Municipalities in California that rely on the practice of chalking tires to enforce parking restrictions can take solace in a recent Ninth Circuit decision that affirms the constitutionality of the practice and parts ways with Sixth Circuit precedent that had previously raised constitutional questions about chalking.
Background – a Series of Appellate Decisions Puts the Practice of Chalking into Constitutional Doubt
The Sixth Circuit Holds That Chalking is a “Search” Implicating the Fourth Amendment
Our firm first analyzed the constitutionality of chalking when the Sixth Circuit issued a decision casting doubt on the practice in 2019. In Taylor v City of Saginaw (“Taylor I”), the Sixth Circuit reinstated a challenge to the practice that had been dismissed on the pleadings after holding that chalking amounts to a physical “trespass upon a constitutionally protected area…to obtain information” and thus constitutes a search under the Fourth Amendment. The Sixth Circuit rejected the city’s reliance on two exceptions to the warrant requirement—the community caretaking and automobile exceptions—but left open on remand whether other exceptions might apply later in the case.

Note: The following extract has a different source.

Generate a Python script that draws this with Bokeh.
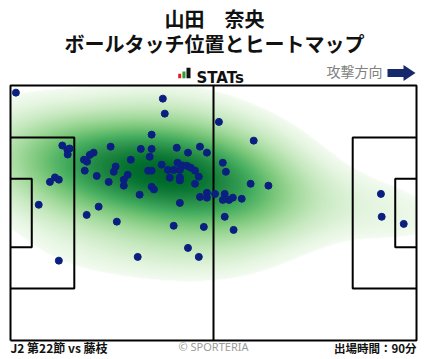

We criticized Taylor I on the grounds that chalking should not be considered a search under the Fourth Amendment but argued that even if chalking were a search, it should be upheld as reasonable under the administrative search/special needs exception to the Fourth Amendment. Indeed, district courts in the Ninth Circuit and the Sixth Circuit (including the district court in the Taylor I case on remand) have since agreed with this approach at summary judgment.
The Sixth Circuit Closes the Door on the Administrative Search/Special Needs Exception in Taylor II
In 2021, however, the Sixth Circuit closed the door on the administrative search/special needs exception in Taylor II, further casting the practice of chalking into constitutional doubt. On remand from Taylor I, the district court had entered summary judgment in the city’s favor, upholding its practice of chalking under the administrative search exception to the warrant requirement. The Sixth Circuit, however, reversed again, explaining that “tire chalking is not necessary to meet the ordinary needs of law enforcement, let alone the extraordinary.”
The Ninth Circuit Upholds Chalking Practice Under the Special Needs Exception to the Warrant Requirement in Verdun v. City of San Diego
Just a month ago, the Ninth Circuit definitively weighed in on the constitutionality of chalking in Verdun v. City of San Diego and parted ways with the Sixth Circuit’s Taylor II decision. In Verdun, plaintiffs argued that tire chalking violated the Fourth Amendment and that a warrant was required before the City of San Diego could chalk tires as a parking enforcement method. The district court granted summary judgment in favor of San Diego on the grounds that although tire chalking constitutes a Fourth Amendment search, the practice was justified under the administrative search/special needs exception to the warrant requirement of the Fourth Amendment.
The Ninth Circuit affirmed. In its ruling, the Ninth Circuit refused to definitively decide whether or not chalking constituted a search under the Fourth Amendment but assumed that it did for the sake of argument in the Opinion. The Ninth Circuit then considered whether the practice of chalking fell into the special needs exception to the warrant requirement. In doing so, the court departed from the Sixth Circuit’s ruling in Taylor II that the special needs exception does not justify chalking tires.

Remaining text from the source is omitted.